The PPU is optimized for left-to-right or top-to-bottom writing (auto-increment address by 1 or $20 after each write).
So unfortunately, writing in the reverse direction would make for a slower to execute routine that may or may not work within the VRAM access time limit (during VBlank).
(though I guess I'm not sure exactly how critical timing on the NES usually is. I just have bad memories of Dragon Scroll (had to replace the VRAM buffer routines just to write four freakin' bytes extra (widen the window 2 tiles) to VRAM without causing flicker)

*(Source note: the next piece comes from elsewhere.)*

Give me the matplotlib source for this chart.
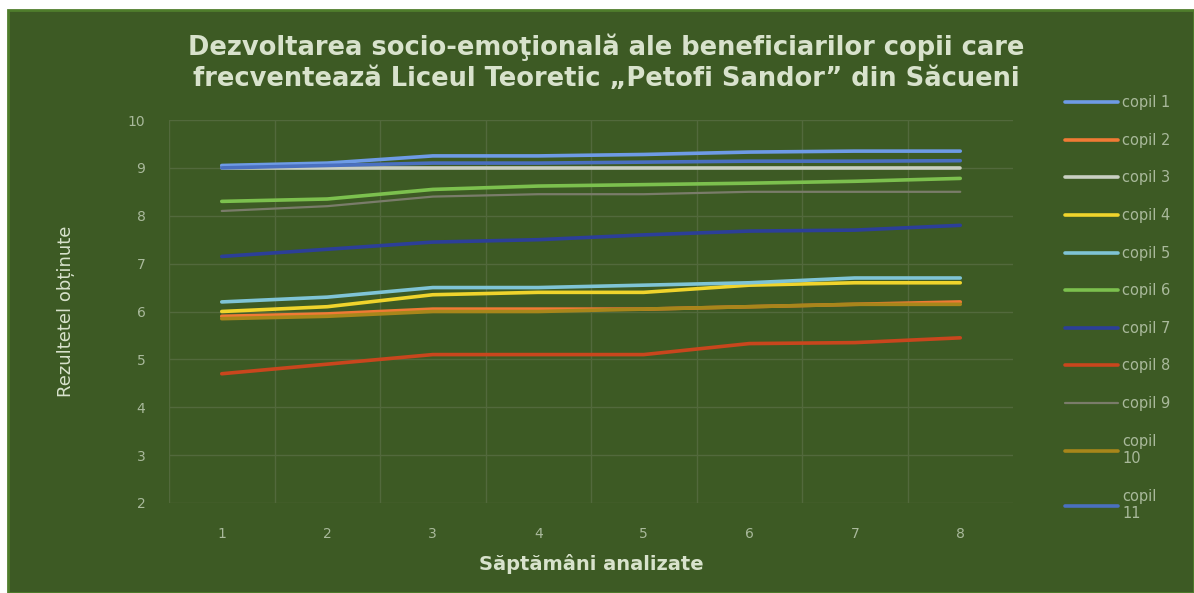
import matplotlib
matplotlib.use('Agg')
import matplotlib.pyplot as plt
from matplotlib.patches import Rectangle

# weeks on the x axis
weeks = [1, 2, 3, 4, 5, 6, 7, 8]

copil_1 = [9.05, 9.1, 9.25, 9.25, 9.28, 9.33, 9.35, 9.35]
copil_2 = [5.9, 5.95, 6.05, 6.05, 6.05, 6.1, 6.15, 6.2]
copil_3 = [9.0, 9.0, 9.0, 9.0, 9.0, 9.0, 9.0, 9.0]
copil_4 = [6.0, 6.1, 6.35, 6.4, 6.4, 6.55, 6.6, 6.6]
copil_5 = [6.2, 6.3, 6.5, 6.5, 6.55, 6.6, 6.7, 6.7]
copil_6 = [8.3, 8.35, 8.55, 8.62, 8.65, 8.68, 8.72, 8.78]
copil_7 = [7.15, 7.3, 7.45, 7.5, 7.6, 7.68, 7.7, 7.8]
copil_8 = [4.7, 4.9, 5.1, 5.1, 5.1, 5.33, 5.35, 5.45]
copil_9 = [8.1, 8.2, 8.4, 8.45, 8.45, 8.5, 8.5, 8.5]
copil_10 = [5.85, 5.9, 6.0, 6.0, 6.05, 6.1, 6.15, 6.15]
copil_11 = [9.0, 9.05, 9.1, 9.1, 9.12, 9.14, 9.14, 9.15]

series = [copil_1, copil_2, copil_3, copil_4, copil_5, copil_6,
          copil_7, copil_8, copil_9, copil_10, copil_11]
labels = ['copil 1', 'copil 2', 'copil 3', 'copil 4', 'copil 5', 'copil 6',
          'copil 7', 'copil 8', 'copil 9', 'copil\n10', 'copil\n11']
colors = ['#6e9be6', '#f07a35', '#c9cfc2', '#f0d42c', '#7fc4d6', '#7cc04e',
          '#2c3f98', '#c9461d', '#7a7c6a', '#a8861a', '#4a70c0']
widths = [2.6, 2.6, 2.6, 2.6, 2.6, 2.6, 2.6, 2.6, 1.6, 2.6, 2.6]

y_ticks = [2, 3, 4, 5, 6, 7, 8, 9, 10]

bg = '#3d5a24'
text_light = '#d8e2cc'
tick_col = '#a9b99b'
grid_col = '#52693c'

fig = plt.figure(figsize=(11.94, 5.93), dpi=100, facecolor='white')
# green chart area with thin white margin on the left and top
fig.patches.append(Rectangle((8 / 1194, 0), 1 - 8 / 1194, 1 - 10 / 593,
                             transform=fig.transFigure, facecolor=bg,
                             edgecolor='#4f7d2c', linewidth=2, zorder=-1))

ax = fig.add_axes([169 / 1194, 1 - 503 / 593, (1013 - 169) / 1194, (503 - 120) / 593])
ax.set_facecolor(bg)

for vals, lab, col, lw in zip(series, labels, colors, widths):
    ax.plot(weeks, vals, color=col, linewidth=lw, label=lab, solid_capstyle='round')

ax.set_xlim(0.5, 8.5)
ax.set_ylim(2, 10)
ax.set_yticks(y_ticks)
ax.set_xticks(weeks)
ax.set_xticks([w + 0.5 for w in weeks[:-1]] + [0.5], minor=True)
ax.tick_params(axis='both', which='both', length=0, colors=tick_col, labelsize=10, pad=17)
ax.tick_params(axis='x', pad=17)
ax.grid(True, axis='y', color=grid_col, linewidth=1)
ax.grid(True, axis='x', which='minor', color=grid_col, linewidth=1)
for s in ax.spines.values():
    s.set_visible(False)

ax.set_xlabel('Săptămâni analizate', fontsize=14, fontweight='bold', color=text_light, labelpad=10)
ax.set_ylabel('Rezultetel obținute', fontsize=13, color=text_light, labelpad=38,
              family=['Liberation Sans Narrow', 'DejaVu Sans'])

fig.text(0.508, 0.894, 'Dezvoltarea socio-emoţională ale beneficiarilor copii care\n'
         'frecventează Liceul Teoretic „Petofi Sandor” din Săcueni',
         ha='center', va='center', fontsize=18.5, fontweight='bold', color=text_light,
         linespacing=1.25)

leg = ax.legend(loc='upper left', bbox_to_anchor=(1.055, 1.08), frameon=False,
                fontsize=10.5, labelcolor=tick_col, handlelength=3.6,
                handletextpad=0.3, labelspacing=1.55, borderaxespad=0)

fig.savefig('out.png', dpi=100, facecolor=fig.get_facecolor())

I don't think this would make a big difference. If the text is being printed letter by letter, the routine probably idles for a few frames anyway. Maybe I'm underestimating it, though, I've only coded stuff like this from scratch, rather than trying to work it into existing code.
I really didn't get it. Can you explain more?
Try following these tutorials:
http://www.nintendoage.com/forum/messageview.cfm?catid=22&threadid=7155They're written for developing your own game, but the skills they teach can be applied to ROM hacking. Basicallly, if you look at the background2 tutorial's example loop:
LoadBackground:
LDA $2002 ; read PPU status to reset the high/low latch
LDA #$20
STA $2006 ; write the high byte of $2000 address
LDA #$00
STA $2006 ; write the low byte of $2000 address
LDX #$00 ; start out at 0
LoadBackgroundLoop:
LDA background, x ; load data from address (background + the value in x)
STA $2007 ; write to PPU
INX ; X = X + 1
CPX #$80 ; Compare X to hex $80, decimal 128 - copying 128 bytes
BNE LoadBackgroundLoop ; Branch to LoadBackgroundLoop if compare was Not Equal to zero
; if compare was equal to 128, keep going down
You'll want to change it to something like:
LoadBackground:
LDX #$00 ; start out at 0
LDY #$80 ; example starting low byte of PPU address
LoadBackgroundLoop:
LDA $2002 ; read PPU status to reset the high/low latch
LDA #$20
STA $2006 ; write the high byte of $2080 address
STY $2006 ; write the low byte of $2080 address (loaded in Y)
LDA background, x ; load data from address (background + the value in x)
STA $2007 ; write to PPU
DEY ; Decrease Y, next tile will be written to the left of previous
INX ; X = X + 1
CPX #$80 ; Compare X to hex $80, decimal 128 - copying 128 bytes
BNE LoadBackgroundLoop ; Branch to LoadBackgroundLoop if compare was Not Equal to zero
; if compare was equal to 128, keep going down
Now, this code is probably nothing like the code you'll be working with in the game, but it gives you an idea of what you need to do. You need to write the new PPU address every time you read a character, rather than at the start of a string of characters.
I'm no expert, so there might be a better way of doing this.